===== Given information

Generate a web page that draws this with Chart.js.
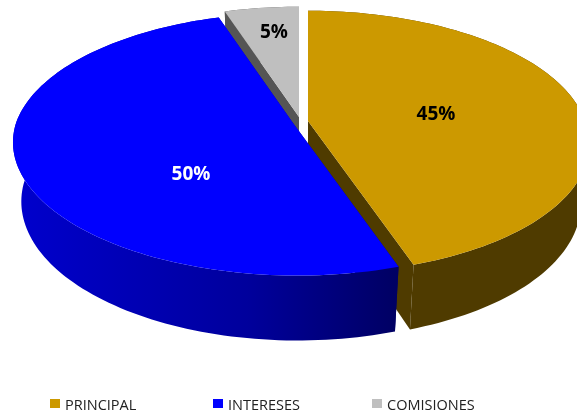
<!DOCTYPE html>
<html>
<head>
<meta charset="utf-8">
<style>
  html, body { margin: 0; padding: 0; background: #fff; }
  canvas { display: block; }
</style>
<script src="https://cdn.jsdelivr.net/npm/chart.js@4"></script>
</head>
<body>
<canvas id="pieChart" width="577" height="414"></canvas>
<script>
const categories = ["PRINCIPAL", "INTERESES", "COMISIONES"];
const shares = [45, 50, 5];

const faceColors = ["#cc9900", "#0000ff", "#bfbfbf"];
const wallColors = ["#4f3b00", null, "#555555"];
const labelColors = ["#000000", "#ffffff", "#000000"];

// Pixel position of each slice tip, its percent label and its legend swatch
const sliceOrigins = [[308, 121], [293, 123], [299, 117]];
const labelSpots = [[436, 115], [191, 175], [274, 33]];
const legendSpots = [[50, 399], [213, 399], [372, 399]];

// Back slices first so the blue one overlaps their walls
const paintOrder = [0, 2, 1];

// Perspective settings for the disc
const radiusX = 277;
const radiusY = 128;
const tilt = 0.161;
const depth = 61;
const shrink = 0.03;
const frontLean = 4;

function project(origin, u, v, z) {
  const w = 1 - tilt * v + shrink * z;
  const x = radiusX * u + frontLean * Math.max(v, 0);
  return [origin[0] + x / w, origin[1] + (radiusY * v + depth * z) / w];
}

function rimPoints(origin, start, end, z) {
  const points = [];
  const steps = Math.ceil(Math.abs(end - start) * 40);
  for (let i = 0; i <= steps; i++) {
    const angle = start + ((end - start) * i) / steps;
    points.push(project(origin, Math.cos(angle), Math.sin(angle), z));
  }
  return points;
}

function fillShape(ctx, points, fill) {
  ctx.beginPath();
  points.forEach((p, i) => (i ? ctx.lineTo(p[0], p[1]) : ctx.moveTo(p[0], p[1])));
  ctx.closePath();
  ctx.fillStyle = fill;
  ctx.fill();
}

const pie3d = {
  id: "pie3d",
  // Replaces the flat arcs, the angles still come from the doughnut controller
  beforeDatasetsDraw(chart) {
    const ctx = chart.ctx;
    const arcs = chart.getDatasetMeta(0).data;

    const blueWall = ctx.createLinearGradient(20, 0, 400, 0);
    blueWall.addColorStop(0, "#0000cc");
    blueWall.addColorStop(0.6, "#00009c");
    blueWall.addColorStop(1, "#000062");

    paintOrder.forEach((index) => {
      const arc = arcs[index];
      const origin = sliceOrigins[index];
      const wall = wallColors[index] || blueWall;
      const a = arc.startAngle;
      const b = arc.endAngle;

      const tipTop = project(origin, 0, 0, 0);
      const tipBottom = project(origin, 0, 0, 1);
      [a, b].forEach((angle) => {
        fillShape(ctx, [
          tipTop,
          project(origin, Math.cos(angle), Math.sin(angle), 0),
          project(origin, Math.cos(angle), Math.sin(angle), 1),
          tipBottom,
        ], wall);
      });

      const top = rimPoints(origin, a, b, 0);
      const bottom = rimPoints(origin, a, b, 1);
      fillShape(ctx, top.concat(bottom.reverse()), wall);
      fillShape(ctx, [tipTop].concat(top), faceColors[index]);
    });

    ctx.font = "bold 19px 'Open Sans'";
    ctx.textAlign = "center";
    ctx.textBaseline = "middle";
    shares.forEach((value, index) => {
      ctx.fillStyle = labelColors[index];
      ctx.fillText(value + "%", labelSpots[index][0], labelSpots[index][1]);
    });

    // Legend row, spaced unevenly so it is laid out by hand
    ctx.font = "14.5px 'Open Sans'";
    ctx.textAlign = "left";
    categories.forEach((name, index) => {
      const [x, y] = legendSpots[index];
      ctx.fillStyle = faceColors[index];
      ctx.fillRect(x, y, 10, 9);
      ctx.fillStyle = "#222222";
      ctx.fillText(name, x + 15, y + 7);
    });
    return false;
  },
};

new Chart(document.getElementById("pieChart"), {
  type: "pie",
  data: {
    labels: categories,
    datasets: [{ data: shares, backgroundColor: faceColors, borderWidth: 0 }],
  },
  options: {
    responsive: false,
    animation: false,
    plugins: {
      tooltip: { enabled: false },
      legend: { display: false },
    },
  },
  plugins: [pie3d],
});
</script>
</body>
</html>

==========

- [Stated goal]
Write the listing above out again exactly, dropping each image.

- [Answer to the problem]
Generate a web page that draws this with Chart.js.
<!DOCTYPE html>
<html>
<head>
<meta charset="utf-8">
<style>
  html, body { margin: 0; padding: 0; background: #fff; }
  canvas { display: block; }
</style>
<script src="https://cdn.jsdelivr.net/npm/chart.js@4"></script>
</head>
<body>
<canvas id="pieChart" width="577" height="414"></canvas>
<script>
const categories = ["PRINCIPAL", "INTERESES", "COMISIONES"];
const shares = [45, 50, 5];

const faceColors = ["#cc9900", "#0000ff", "#bfbfbf"];
const wallColors = ["#4f3b00", null, "#555555"];
const labelColors = ["#000000", "#ffffff", "#000000"];

// Pixel position of each slice tip, its percent label and its legend swatch
const sliceOrigins = [[308, 121], [293, 123], [299, 117]];
const labelSpots = [[436, 115], [191, 175], [274, 33]];
const legendSpots = [[50, 399], [213, 399], [372, 399]];

// Back slices first so the blue one overlaps their walls
const paintOrder = [0, 2, 1];

// Perspective settings for the disc
const radiusX = 277;
const radiusY = 128;
const tilt = 0.161;
const depth = 61;
const shrink = 0.03;
const frontLean = 4;

function project(origin, u, v, z) {
  const w = 1 - tilt * v + shrink * z;
  const x = radiusX * u + frontLean * Math.max(v, 0);
  return [origin[0] + x / w, origin[1] + (radiusY * v + depth * z) / w];
}

function rimPoints(origin, start, end, z) {
  const points = [];
  const steps = Math.ceil(Math.abs(end - start) * 40);
  for (let i = 0; i <= steps; i++) {
    const angle = start + ((end - start) * i) / steps;
    points.push(project(origin, Math.cos(angle), Math.sin(angle), z));
  }
  return points;
}

function fillShape(ctx, points, fill) {
  ctx.beginPath();
  points.forEach((p, i) => (i ? ctx.lineTo(p[0], p[1]) : ctx.moveTo(p[0], p[1])));
  ctx.closePath();
  ctx.fillStyle = fill;
  ctx.fill();
}

const pie3d = {
  id: "pie3d",
  // Replaces the flat arcs, the angles still come from the doughnut controller
  beforeDatasetsDraw(chart) {
    const ctx = chart.ctx;
    const arcs = chart.getDatasetMeta(0).data;

    const blueWall = ctx.createLinearGradient(20, 0, 400, 0);
    blueWall.addColorStop(0, "#0000cc");
    blueWall.addColorStop(0.6, "#00009c");
    blueWall.addColorStop(1, "#000062");

    paintOrder.forEach((index) => {
      const arc = arcs[index];
      const origin = sliceOrigins[index];
      const wall = wallColors[index] || blueWall;
      const a = arc.startAngle;
      const b = arc.endAngle;

      const tipTop = project(origin, 0, 0, 0);
      const tipBottom = project(origin, 0, 0, 1);
      [a, b].forEach((angle) => {
        fillShape(ctx, [
          tipTop,
          project(origin, Math.cos(angle), Math.sin(angle), 0),
          project(origin, Math.cos(angle), Math.sin(angle), 1),
          tipBottom,
        ], wall);
      });

      const top = rimPoints(origin, a, b, 0);
      const bottom = rimPoints(origin, a, b, 1);
      fillShape(ctx, top.concat(bottom.reverse()), wall);
      fillShape(ctx, [tipTop].concat(top), faceColors[index]);
    });

    ctx.font = "bold 19px 'Open Sans'";
    ctx.textAlign = "center";
    ctx.textBaseline = "middle";
    shares.forEach((value, index) => {
      ctx.fillStyle = labelColors[index];
      ctx.fillText(value + "%", labelSpots[index][0], labelSpots[index][1]);
    });

    // Legend row, spaced unevenly so it is laid out by hand
    ctx.font = "14.5px 'Open Sans'";
    ctx.textAlign = "left";
    categories.forEach((name, index) => {
      const [x, y] = legendSpots[index];
      ctx.fillStyle = faceColors[index];
      ctx.fillRect(x, y, 10, 9);
      ctx.fillStyle = "#222222";
      ctx.fillText(name, x + 15, y + 7);
    });
    return false;
  },
};

new Chart(document.getElementById("pieChart"), {
  type: "pie",
  data: {
    labels: categories,
    datasets: [{ data: shares, backgroundColor: faceColors, borderWidth: 0 }],
  },
  options: {
    responsive: false,
    animation: false,
    plugins: {
      tooltip: { enabled: false },
      legend: { display: false },
    },
  },
  plugins: [pie3d],
});
</script>
</body>
</html>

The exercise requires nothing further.